The trailer emerges on Market Street and we jump higher from the energy of the crowd. We didn’t even make it one block. The front wheel of the trailer breaks from everyone dancing too hard, so we jump ship. Not being on the trailer allows us to run, skip, dance our way down the street, hollering and shouting, waving to the people pressed against the barricades on the sidewalk and handing them mini rainbow flags. Paper confetti shoots out the back of the car and I truly feel like a celebrity.

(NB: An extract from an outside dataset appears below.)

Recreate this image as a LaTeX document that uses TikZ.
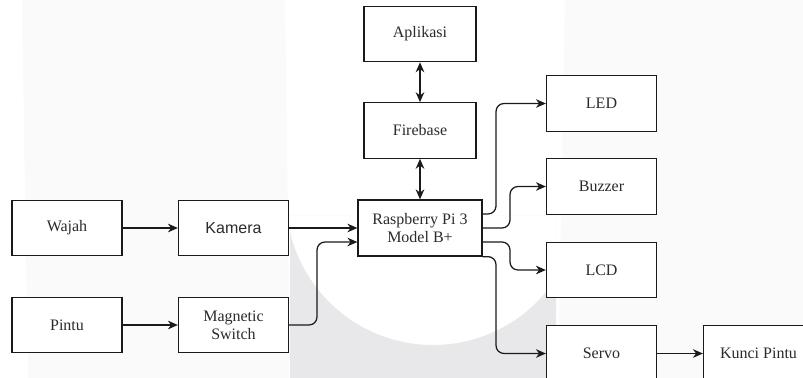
\documentclass[tikz,border=0pt]{standalone}
\usepackage{fontspec}
\setmainfont{Liberation Serif}
\newfontfamily\arialfont{Liberation Sans}
\usetikzlibrary{arrows.meta}
\definecolor{wmlight}{HTML}{FAFAFA}
\definecolor{wmdark}{HTML}{E8E8EA}
\definecolor{garis}{HTML}{1A1A1A}
\definecolor{teks}{HTML}{2B2B2B}
\tikzset{
  blok/.style={draw=garis, line width=0.95pt, fill=white, text=teks, align=center,
    minimum width=82.5pt, minimum height=41.5pt, inner sep=1pt,
    font=\fontsize{12}{13.8}\selectfont},
  panah/.style={draw=garis, line width=0.95pt, rounded corners=6pt, -{Stealth[length=7.5pt,width=6.5pt]}},
  duaarah/.style={draw=garis, line width=0.95pt, {Stealth[length=7.5pt,width=6.5pt]}-{Stealth[length=7.5pt,width=6.5pt]}},
}
\begin{document}
\begin{tikzpicture}[x=0.75pt, y=-0.75pt]
\clip (0,0) rectangle (803,378);
\fill[white] (0,0) rectangle (803,378);
% watermark
\fill[wmlight] (22,0) -- (285,0) -- (290,378) -- (28,378) -- cycle;
\fill[wmlight] (565,0) -- (803,0) -- (803,378) -- (558,378) -- cycle;
\begin{scope}
\clip (290,215) rectangle (556,378);
\fill[wmdark, even odd rule] (290,215) rectangle (556,378) (433,198) circle[radius=147];
\end{scope}

\node[blok] (wajah) at (67,228) {Wajah};
\node[blok, font=\arialfont\fontsize{12}{13.8}\selectfont] (kamera) at (233.5,228) {Kamera};
\node[blok] (pintu) at (67,325) {Pintu};
\node[blok] (magnet) at (233.5,325) {Magnetic\\Switch};
\node[blok, minimum width=93pt, minimum height=42pt] (rpi) at (420,228) {Raspberry Pi 3\\Model B+};
\node[blok, minimum width=84pt] (firebase) at (420,130.5) {Firebase};
\node[blok, minimum width=84pt] (aplikasi) at (420,34) {Aplikasi};
\node[blok] (led) at (601.5,103.5) {LED};
\node[blok] (buzzer) at (601.5,186.5) {Buzzer};
\node[blok] (lcd) at (601.5,270) {LCD};
\node[blok] (servo) at (601.5,353.5) {Servo};
\node[blok] (kunci) at (758.5,353.5) {Kunci Pintu};

\draw[panah] (wajah) -- (kamera);
\draw[panah] (pintu) -- (magnet);
\draw[panah] (kamera) -- (rpi);
\draw[panah] (magnet.east) -| (317,242) -- (rpi.west |- 0,242);
\draw[duaarah] (aplikasi) -- (firebase);
\draw[duaarah] (firebase) -- (rpi);
\draw[panah] (rpi.east |- 0,214) -| (496,103.5) -- (led.west);
\draw[panah] (rpi.east) -| (510,186.5) -- (buzzer.west);
\draw[panah] (rpi.east |- 0,242) -| (510,270) -- (lcd.west);
\draw[panah] (rpi.south east) -| (496,353.5) -- (servo.west);
\draw[panah] (servo) -- (kunci);
\end{tikzpicture}
\end{document}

Pride month means a lot to me. I used to love attending the parade as an ally to the gay community. I’ve trekked a long and [at times] unforgiving road through self-discovery; eventually, surrendering my resistance to whom I was forcing myself to be, to who I actually am. It’s hard to explain to straight people that “I didn’t know I was gay until I knew.” In fact, the topic has so many layers of complexity I could write an entirely separate blog post about the epiphany of my sexuality (and probably will sometime in the future). At first, I didn’t want to be known as “The Lesbian” to my friends or strangers. I was under the impression that the term would be the only descriptive feature one learns about me during first impressions, as if it has an undesirable connotation. Yet, in time, I realized that being gay is such an integral part of who I am as a person that being “The Lesbian” isn’t something I should shy away from, but be proud of.

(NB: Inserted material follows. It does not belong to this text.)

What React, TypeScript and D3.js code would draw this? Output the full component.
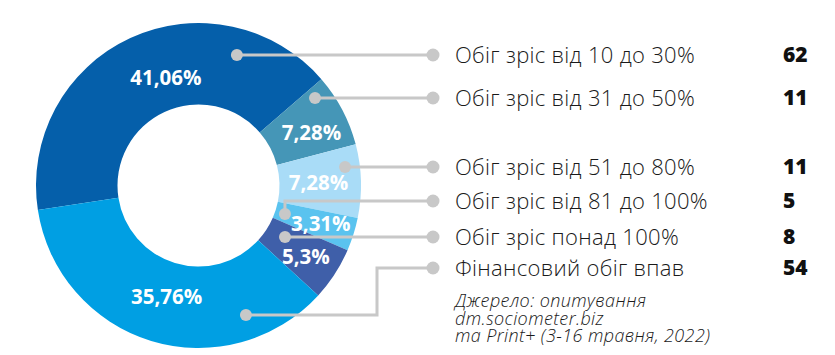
import React from "react";
import * as d3 from "d3";

const categories = [
  "Обіг зріс від 10 до 30%",
  "Обіг зріс від 31 до 50%",
  "Обіг зріс від 51 до 80%",
  "Обіг зріс від 81 до 100%",
  "Обіг зріс понад 100%",
  "Фінансовий обіг впав",
];
const counts = [62, 11, 11, 5, 8, 54];
const percentLabels = ["41,06%", "7,28%", "7,28%", "3,31%", "5,3%", "35,76%"];
const sourceLines = [
  "Джерело: опитування",
  "dm.sociometer.biz",
  "та Print+ (3-16 травня, 2022)",
];

const colors = ["#055FAA", "#4596B7", "#A9DCF7", "#5AC3EF", "#3F5FA9", "#009FE3"];
const W = 835;
const H = 355;
const cx = 198.5;
const cy = 185.5;
const rOuter = 162.5;
const rInner = 81;
const startDeg = -98.7;
const rad = (d: number) => (d * Math.PI) / 180;

// label placement: angle nudge (deg) and radius
const labelNudge = [8, 2.5, 0.4, -0.4, 0.6, -1];
const labelRadius = [113, 125, 120, 128, 129, 116];
// leader anchors (angle deg, radius) and legend row centers
const anchors: [number, number][] = [
  [16.4, 136],
  [53.1, 145.7],
  [82.8, 147.7],
  [108.2, 91],
  [120.8, 100.7],
  [159.9, 138],
];
const legendY = [55, 98, 167, 201, 237, 268];
const legendDotX = 433;
const legendTextX = 455;
const valueX = 783;
const sourceBaselines = [307, 325, 342];
const FONT = "'Open Sans', Lato, sans-serif";

export default function App() {
  const pie = d3
    .pie<number>()
    .sort(null)
    .value((d) => d)
    .startAngle(rad(startDeg))
    .endAngle(rad(startDeg + 360));
  const arcs = pie(counts);
  const arc = d3.arc<d3.PieArcDatum<number>>().innerRadius(rInner).outerRadius(rOuter);

  const polar = (deg: number, r: number) => [
    cx + r * Math.sin(rad(deg)),
    cy - r * Math.cos(rad(deg)),
  ];

  const leaderPath = (i: number) => {
    const [ax, ay] = polar(anchors[i][0], anchors[i][1]);
    const y = legendY[i];
    const p = d3.path();
    p.moveTo(ax, ay);
    if (i === 3) {
      p.lineTo(ax, y);
      p.lineTo(legendDotX, y);
    } else if (i === 5) {
      const bx = 377;
      p.lineTo(bx, ay);
      p.lineTo(bx, y);
      p.lineTo(legendDotX, y);
    } else {
      p.lineTo(legendDotX, ay);
    }
    return p.toString();
  };

  return (
    <svg
      width={W}
      height={H}
      style={{ position: "absolute", left: 0, top: 0, background: "#fff" }}
    >
      <g transform={`translate(${cx},${cy})`}>
        {arcs.map((a, i) => (
          <path key={i} d={arc(a) || ""} fill={colors[i]} />
        ))}
      </g>
      {arcs.map((a, i) => {
        const midDeg = (((a.startAngle + a.endAngle) / 2) * 180) / Math.PI + labelNudge[i];
        const [x, y] = polar(midDeg, labelRadius[i]);
        return (
          <text
            key={i}
            x={x}
            y={y}
            dy="0.36em"
            textAnchor="middle"
            fill="#fff"
            fontFamily={FONT}
            fontWeight={700}
            fontSize={20.5}
          >
            {percentLabels[i]}
          </text>
        );
      })}
      {categories.map((c, i) => {
        const [ax, ay] = polar(anchors[i][0], anchors[i][1]);
        return (
          <g key={i}>
            <path d={leaderPath(i)} fill="none" stroke="#C8C8C8" strokeWidth={3} />
            <circle cx={ax} cy={ay} r={6} fill="#C8C8C8" />
            <circle cx={legendDotX} cy={legendY[i]} r={6.5} fill="#C8C8C8" />
            <text
              x={legendTextX}
              y={legendY[i]}
              dy="0.35em"
              fill="#1a1a1a"
              fontFamily={FONT}
              fontWeight={300}
              fontSize={22}
              letterSpacing={0.3}
            >
              {c}
            </text>
            <text
              x={valueX}
              y={legendY[i]}
              dy="0.35em"
              fill="#111"
              fontFamily={FONT}
              fontWeight={800}
              fontSize={21}
            >
              {counts[i]}
            </text>
          </g>
        );
      })}
      {sourceLines.map((s, i) => (
        <text
          key={i}
          x={legendTextX}
          y={sourceBaselines[i]}
          fill="#1a1a1a"
          fontFamily={FONT}
          fontStyle="italic"
          fontWeight={300}
          fontSize={18}
          letterSpacing={0.4}
        >
          {s}
        </text>
      ))}
    </svg>
  );
}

As much as I’ve overcome obstacles, being gay is still difficult (maybe only gay people understand how I feel), which is why Pride is such an important event in my life. June is the month that this community shines in a spotlight, as if we are allowed to creep out of the shadows discrimination. Sometimes I feel estranged or lonely because I’m different, almost like alienation (most of my close friends and others I know are straight). I love this particular weekend of the Pride Parade in San Francisco when I can take public transportation without a shirt, glitter all over my face, and not receive confused or distained looks. Above dressing up (or down) and the superficiality of what everyone is wearing, Pride Parade brings together people just like me. I am surrounded by openly proud and extremely gay strangers, but they make me feel connected; these are my brothers and sisters. I feel less alone.
This is my third year attending the parade as a self-accepted lezzer but the first I was able to march the entirety of. This parade is not just a march, it’s a massive city-wide celebration. This is a fucken party to rejoice in acceptance of ourselves and revel in the support from our allies. We celebrate how proud we are to be who we are, or what makes us different than the remainder of the population. To me, this is more than a two-day bender just drinking and dancing in the streets. Being here is the reason I’m alive; it’s times like these that keep me alive; this is a lifeforce.
Dancing in this year’s parade isn’t happiness, no, better…this is NIRVANA.